Saudades zero
BARBARA GANCIA
FOLHA DE SÃO PAULO - 11/06/10
Lembrarei do passeio por Johannesburgo como um dos mais desagradáveis da minha existência
AO SOBREVOAR Johannesburgo, o primeiro susto. Pela janelinha do avião da South African Airways, tenho a impressão de que estou em cima de Genebra.
Só que esta versão, tão comportada e próspera quanto a original e com áreas verdes igualmente cuidadas, é salpicada por piscinas.
Nem mesmo em Los Angeles parece haver tantas. Serão tão numerosos assim os executivos de carreira da De Beers?
Desembarcamos no aeroporto Jan Smuts e tomamos a via expressa Jan Smuts. Se não me engano, a rua em que nosso hotel está localizado também se chama Jan Smuts.
O primeiro passeio pelas ruas de Johannesburgo entrará para a história como um dos mais desagradáveis da minha vida. Além de nos perdermos e de um avestruz irritadiço ter tentado separar na marra minha cabeça do meu tronco (quem mandou a burralda aqui esquecer de fechar o vidro do carro?), acabamos topando com situações inimagináveis, um verdadeiro pesadelo.
Vi com estes olhos, que ema nenhuma há de comer de aperitivo, bancos de praça marcados com tinta branca com a expressão: "whites only" (só para brancos); vi a faixa de ultrapassagem nas estradas trazer a mesma frase, que nunca apagarei da minha mente; observei vários incidentes na rua em que brancos repreendiam negros apenas porque seus olhares se cruzavam e testemunhei uma senhora passar um sabão totalmente desproporcional numa menina de não mais de 14 anos que esbarrou nela com uma sacola. Não entendi o que a mulher disse, ela falava em africâner, só sei que a menina ouviu tudo de cabeça baixa sem revidar.
Isto foi nos idos de 1973. Estava a caminho do Quênia com meu pai e minha irmã e nós aproveitamos para conhecer Johannesburgo.
De lá para cá, o herói local, Jan Smuts, continuou a ser um ilustre desconhecido para o resto do mundo. Quem ocupou seu lugar foi um herói de verdade, aquele que proporcionará o momento mais especial desta Copa se, sua saúde permitindo, ele conseguir dar as caras no estádio durante o torneio.

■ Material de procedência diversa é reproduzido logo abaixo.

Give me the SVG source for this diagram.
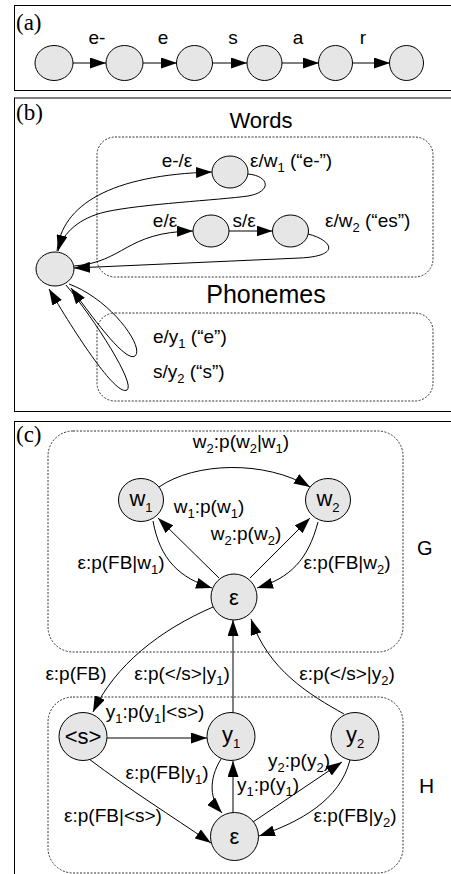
<svg xmlns="http://www.w3.org/2000/svg" width="451" height="874" viewBox="0 0 451 874">
  <style>
    text { font-family: "Liberation Sans", Arial, sans-serif; font-size: 19px; fill: #000; }
    .panel { font-family: "Liberation Serif", "Times New Roman", serif; font-size: 23px; }
    .s { font-size: 13px; }
    .nl { font-size: 22px; text-anchor: middle; }
    .m { text-anchor: middle; }
    .frame { fill: none; stroke: #000; stroke-width: 1; }
    .group { fill: none; stroke: #333; stroke-width: 1; stroke-dasharray: 2 1.5; }
    .node { fill: #e6e6e6; stroke: #000; stroke-width: 1; }
    .edge { fill: none; stroke: #000; stroke-width: 1; marker-end: url(#arrow); }
  </style>
  <defs>
    <marker id="arrow" markerUnits="userSpaceOnUse" markerWidth="16" markerHeight="11" refX="16" refY="5.5" orient="auto">
      <path d="M0,0 L16,5.5 L0,11 z" fill="#000"/>
    </marker>
  </defs>

  <!-- panel frames -->
  <rect class="frame" x="14.5" y="5.5" width="460" height="85"/>
  <rect class="frame" x="14.5" y="98" width="460" height="313.5"/>
  <rect class="frame" x="14.5" y="421.5" width="460" height="470"/>
  <text class="panel" x="16" y="30">(a)</text>
  <text class="panel" x="16" y="120">(b)</text>
  <text class="panel" x="16" y="442">(c)</text>

  <!-- (a) linear chain -->
  <g id="a-connectors">
    <line class="edge" x1="73" y1="63" x2="106" y2="63"/>
    <line class="edge" x1="143" y1="63" x2="177" y2="63"/>
    <line class="edge" x1="212" y1="63" x2="247" y2="63"/>
    <line class="edge" x1="282" y1="63" x2="319" y2="63"/>
    <line class="edge" x1="353" y1="63" x2="390" y2="63"/>
    <text class="m" x="97" y="44">e-</text>
    <text class="m" x="163" y="44">e</text>
    <text class="m" x="233" y="44">s</text>
    <text class="m" x="298" y="44">a</text>
    <text class="m" x="363" y="44">r</text>
  </g>
  <g id="a-n0"><ellipse class="node" cx="54" cy="63" rx="19" ry="17.5"/></g>
  <g id="a-n1"><ellipse class="node" cx="124.5" cy="63" rx="18.5" ry="17.5"/></g>
  <g id="a-n2"><ellipse class="node" cx="194.5" cy="63" rx="18" ry="17.5"/></g>
  <g id="a-n3"><ellipse class="node" cx="264.5" cy="63" rx="17.5" ry="17.5"/></g>
  <g id="a-n4"><ellipse class="node" cx="335.5" cy="63" rx="17" ry="17.5"/></g>
  <g id="a-n5"><ellipse class="node" cx="406.5" cy="63" rx="17" ry="17.5"/></g>

  <!-- (b) lexicon transducer -->
  <g id="b-words">
    <rect class="group" x="97" y="137" width="336" height="140" rx="18"/>
    <text class="m" x="261" y="128" style="font-size:22px">Words</text>
  </g>
  <g id="b-phonemes">
    <rect class="group" x="97" y="313" width="336" height="88" rx="18"/>
    <text class="m" x="266" y="303" style="font-size:25px">Phonemes</text>
  </g>
  <g id="b-connectors">
    <path class="edge" d="M57,251 C62,205 110,175 212,172"/>
    <path class="edge" d="M248,174 C270,176 272,192 248,196 C220,200 140,204 105,212 C80,218 63,232 58,251"/>
    <path class="edge" d="M74,266 C125,262 125,232 193,231"/>
    <line class="edge" x1="229" y1="231" x2="272.5" y2="231"/>
    <path class="edge" d="M308,234 C332,240 342,256 300,258 L74,268"/>
    <path class="edge" d="M69,284 C112,300 145,348 135,356 C126,362 98,325 71,288"/>
    <path class="edge" d="M66,285 C95,320 136,384 127,390 C117,396 82,345 49,289"/>
    <text class="m" x="177" y="167">e-/ε</text>
    <text x="250" y="167">ε/w<tspan class="s" dy="5">1</tspan><tspan dy="-5"> (“e-”)</tspan></text>
    <text class="m" x="165" y="227">e/ε</text>
    <text class="m" x="244" y="227">s/ε</text>
    <text x="325" y="227">ε/w<tspan class="s" dy="5">2</tspan><tspan dy="-5"> (“es”)</tspan></text>
    <text x="153" y="343">e/y<tspan class="s" dy="5">1</tspan><tspan dy="-5"> (“e”)</tspan></text>
    <text x="153" y="378">s/y<tspan class="s" dy="5">2</tspan><tspan dy="-5"> (“s”)</tspan></text>
  </g>
  <g id="b-start"><ellipse class="node" cx="55" cy="269" rx="19" ry="17"/></g>
  <g id="b-w1"><ellipse class="node" cx="230" cy="172" rx="18" ry="16"/></g>
  <g id="b-e"><ellipse class="node" cx="211" cy="231" rx="18" ry="16"/></g>
  <g id="b-s"><ellipse class="node" cx="290.5" cy="231" rx="18" ry="16"/></g>

  <!-- (c) grammar G and phoneme model H -->
  <g id="c-G">
    <rect class="group" x="48" y="431" width="355" height="221" rx="25"/>
    <text x="417" y="555" style="font-size:20px">G</text>
  </g>
  <g id="c-H">
    <rect class="group" x="48" y="697" width="355" height="176" rx="25"/>
    <text x="419" y="793" style="font-size:21px">H</text>
  </g>
  <g id="c-connectors">
    <path class="edge" d="M159,487 C195,462 265,460 310,487"/>
    <line class="edge" x1="219" y1="578" x2="158" y2="518"/>
    <line class="edge" x1="250" y1="578" x2="310" y2="518"/>
    <path class="edge" d="M153,521 C160,560 180,578 212,588"/>
    <path class="edge" d="M318,522 C308,560 290,578 257,588"/>
    <path class="edge" d="M213,607 C160,630 115,665 93,712"/>
    <line class="edge" x1="233" y1="713" x2="233" y2="620"/>
    <path class="edge" d="M344,714 C310,695 268,670 251,619"/>
    <line class="edge" x1="107" y1="738" x2="207" y2="738"/>
    <path class="edge" d="M221,759 C208,780 210,800 222,813"/>
    <line class="edge" x1="233" y1="813" x2="233" y2="761"/>
    <line class="edge" x1="253" y1="822" x2="342" y2="762"/>
    <path class="edge" d="M350,760 C340,800 300,822 259,836"/>
    <path class="edge" d="M89,759 C130,790 170,815 211,843"/>

    <text class="m" x="241" y="448">w<tspan class="s" dy="5">2</tspan><tspan dy="-5">:p(w</tspan><tspan class="s" dy="5">2</tspan><tspan dy="-5">|w</tspan><tspan class="s" dy="5">1</tspan><tspan dy="-5">)</tspan></text>
    <text class="m" x="209" y="513">w<tspan class="s" dy="5">1</tspan><tspan dy="-5">:p(w</tspan><tspan class="s" dy="5">1</tspan><tspan dy="-5">)</tspan></text>
    <text class="m" x="246" y="540">w<tspan class="s" dy="5">2</tspan><tspan dy="-5">:p(w</tspan><tspan class="s" dy="5">2</tspan><tspan dy="-5">)</tspan></text>
    <text class="m" x="121" y="569">ε:p(FB|w<tspan class="s" dy="5">1</tspan><tspan dy="-5">)</tspan></text>
    <text class="m" x="347" y="569">ε:p(FB|w<tspan class="s" dy="5">2</tspan><tspan dy="-5">)</tspan></text>
    <text class="m" x="76" y="680">ε:p(FB)</text>
    <text class="m" x="182" y="680">ε:p(&lt;/s&gt;|y<tspan class="s" dy="5">1</tspan><tspan dy="-5">)</tspan></text>
    <text class="m" x="347" y="680">ε:p(&lt;/s&gt;|y<tspan class="s" dy="5">2</tspan><tspan dy="-5">)</tspan></text>
    <text class="m" x="155" y="718">y<tspan class="s" dy="5">1</tspan><tspan dy="-5">:p(y</tspan><tspan class="s" dy="5">1</tspan><tspan dy="-5">|&lt;s&gt;)</tspan></text>
    <text class="m" x="167" y="779">ε:p(FB|y<tspan class="s" dy="5">1</tspan><tspan dy="-5">)</tspan></text>
    <text class="m" x="268" y="791">y<tspan class="s" dy="5">1</tspan><tspan dy="-5">:p(y</tspan><tspan class="s" dy="5">1</tspan><tspan dy="-5">)</tspan></text>
    <text class="m" x="299" y="767">y<tspan class="s" dy="5">2</tspan><tspan dy="-5">:p(y</tspan><tspan class="s" dy="5">2</tspan><tspan dy="-5">)</tspan></text>
    <text class="m" x="113" y="822">ε:p(FB|&lt;s&gt;)</text>
    <text class="m" x="355" y="822">ε:p(FB|y<tspan class="s" dy="5">2</tspan><tspan dy="-5">)</tspan></text>
  </g>
  <g id="c-w1">
    <ellipse class="node" cx="141" cy="500" rx="22.5" ry="21.5"/>
    <text class="nl" x="141" y="506">w<tspan class="s" dy="6">1</tspan></text>
  </g>
  <g id="c-w2">
    <ellipse class="node" cx="328" cy="500" rx="22.5" ry="21.5"/>
    <text class="nl" x="328" y="506">w<tspan class="s" dy="6">2</tspan></text>
  </g>
  <g id="c-epsG">
    <circle class="node" cx="234" cy="597" r="23"/>
    <text class="nl" x="234" y="605">ε</text>
  </g>
  <g id="c-s">
    <circle class="node" cx="83" cy="736.5" r="24"/>
    <text class="nl" x="83" y="744">&lt;s&gt;</text>
  </g>
  <g id="c-y1">
    <circle class="node" cx="231" cy="736.5" r="24"/>
    <text class="nl" x="231" y="742">y<tspan class="s" dy="6">1</tspan></text>
  </g>
  <g id="c-y2">
    <circle class="node" cx="355" cy="736.5" r="24"/>
    <text class="nl" x="355" y="742">y<tspan class="s" dy="6">2</tspan></text>
  </g>
  <g id="c-epsH">
    <circle class="node" cx="234.5" cy="836.5" r="24"/>
    <text class="nl" x="234.5" y="844">ε</text>
  </g>
</svg>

O odioso apartheid, regime que me pareceu grotesco naquele breve contato da adolescência, terminou em 1994 porque Mandela acreditou que seria possível fazer as coisas de uma maneira diferente do "business as usual", da mesmice de sempre.
A De Beers, que simbolizava a riqueza da África do Sul e a arrogância do apartheid, já não existe mais como monopólio do comércio de diamantes que, por sua vez, perderam a importância como mercado. Mas, a despeito das mudanças, a África do Sul, como podemos observar pelos relatos que chegam, está longe de ser uma belezura.
Passados 16 anos do fim do apartheid, o ressentimento ainda é grande. Não há mulatos circulando pelas ruas, prova de que a miscigenação permanece sendo um projeto para a próxima geração e que a reconciliação proposta por Mandela só pode ser encarada como um processo para lá de longo e doloroso.
Ao mesmo tempo, de tão caricato, o atual presidente do país, o general Jacob Zuma, parece um personagem saído das páginas de uma história em quadrinhos de Tintim.
Para quem está preocupado em tecer comparações entre a Copa da África do Sul e a Copa no Brasil, lembre-se de que nem mesmo um luminar como Severino Cavalcanti diz que a Aids pode ser evitada com rituais de bruxaria, é polígamo reconhecido ou foi acusado de estupro. Boa Copa!